During one of PwC Malta’s ‘LinkedIn Live’ sessions, Director in Advisory Claudine Attard highlighted that in today’s workforce, companies are “prioritising skills and competencies rather than traditional degrees or candidates’ job history and profile.”

Moderated by PwC’s Manager within Digital Services, Claudette Camilleri, Ms Attard along with the Director of PwC Academy Pamela Mamo emphasised that in terms of workforce skills, companies are witnessing a “skills revolution.”

“This is being driven by a number of factors, primarily by the shortages in the labour market and the struggles that businesses are facing in trying to find talent,” Ms Attard shared.

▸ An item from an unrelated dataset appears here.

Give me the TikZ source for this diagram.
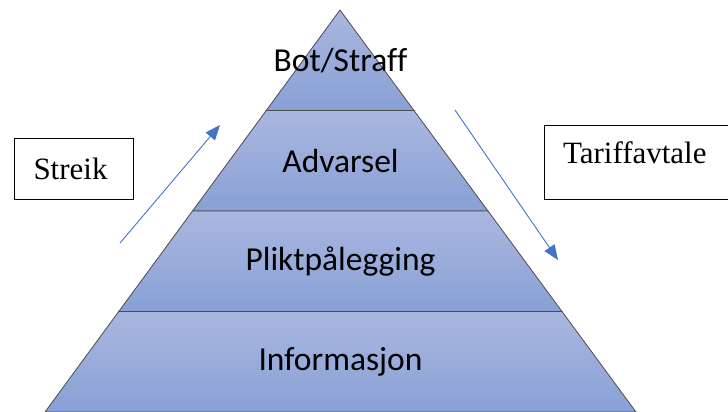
\documentclass[tikz,border=0pt]{standalone}
\usepackage{fontspec}
\setmainfont[Ligatures=CommonOff]{Liberation Serif}
\newfontfamily\layerfont[Ligatures=CommonOff]{Carlito}
\usetikzlibrary{calc}
\usetikzlibrary{arrows.meta}
\definecolor{layertop}{RGB}{169,183,223}
\definecolor{layerbot}{RGB}{137,160,214}
\definecolor{flowblue}{RGB}{68,114,196}

\begin{document}
\begin{tikzpicture}[x=1pt,y=-1pt,
    layer/.style={draw=black!70, line width=0.8pt, top color=layertop, bottom color=layerbot},
    layerlabel/.style={font=\layerfont\fontsize{33.5}{40}\selectfont, inner sep=0pt},
    sidebox/.style={draw=black, line width=0.8pt, fill=white, inner sep=0pt, font=\fontsize{31}{37}\selectfont},
    flow/.style={draw=flowblue, line width=0.9pt, -{Triangle[length=15pt,width=12pt]}, flowblue}]
    \useasboundingbox (0,0) rectangle (728,412);
    \coordinate (apex) at (340,10);
    \coordinate (bl) at (45,412);
    \coordinate (br) at (636,412);
    % pyramid layers, top to bottom
    \foreach \i/\txt in {0/{Bot/Straff},1/Advarsel,2/Pliktpålegging,3/Informasjon} {
        \pgfmathsetmacro\ta{\i/4}
        \pgfmathsetmacro\tb{(\i+1)/4}
        \path[layer] ($(apex)!\ta!(bl)$) -- ($(apex)!\tb!(bl)$) -- ($(apex)!\tb!(br)$) -- ($(apex)!\ta!(br)$) -- cycle;
        \node[layerlabel] (layer\i) at (340.5,{10+100.5*(\i+0.5)}) {\txt};
    }
    % side labels
    \node[sidebox, minimum width=119pt, minimum height=61pt, text width=80pt, align=left] (streik) at (73.5,168.5) {Streik};
    \node[sidebox, minimum width=188pt, minimum height=74pt, text depth=19pt, text width=150pt, align=left] (tariff) at (638,162) {Tariffavtale};
    % arrows
    \coordinate (up0) at (120,243);
    \coordinate (up1) at (220,125);
    \coordinate (down0) at (455,110);
    \coordinate (down1) at (558,260);
    \draw[flow] (up0) -- (up1);
    \draw[flow] (down0) -- (down1);
\end{tikzpicture}
\end{document}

Furthermore, she noted that there is a dynamic in the market where new jobs are being created while others are becoming more redundant, “as a result of green and digital transitions.”

Answering whether this approach has been implemented locally, Ms Attard noted that while companies have not applied this strategy to the full extent across the employee’s life cycle, they “are definitely seeing more focus on competency.”

Both Ms Attard and Ms Mamo highlighted that the transition to a skills-based organisation enables companies to widen their talent pool and that this is further enabled through technology.

“This approach is being seen across different parts of the employee life cycle. For example, when starting off from recruitment, companies are assessing candidates on the basis of skills rather than how they are obtaining their skills,” Ms Attard commented.

Additionally, they highlighted that when fostering such an approach companies can focus on targeting skills to attract employees to different roles, through learning and adapting depending on company needs.

“Companies are developing their own competency framework which essentially defines the skills, knowledge, abilities and personal attributes that employees need to have for a particular role,” she commented.

Subsequently, frameworks help develop company culture linking the employee to the organisation’s values.

Overall, she highlighted that companies are moving from a more rigid structure, where people filled roles according to their skillset, to a more fluid approach, where employees have the opportunity to tap into other areas of the company.

“In turn, this proves to be beneficial for the company because it gives it more flexibility and agility in meeting its needs,” she added.

Both agreed that in terms of the skills approach, companies need to think about the future.

Asked what changes are to be expected within learning and development to be able to support a skill-based organisation, Ms Mamo expressed her belief that companies will be more proactive rather than reactive.

“I think with the speed that a skill is becoming redundant, learning and development will face a challenge. One cannot remain in a reactive role where a business unit will tell you that a skill needs to be outsourced or training to be supplied,” she said.

Ms Mamo commented that by the time the company adjusts to the skill it might require, it might already become redundant.

Therefore, companies are expected to move towards a proactive approach where the employee has the autonomy to gather the learning that is required and be more flexible.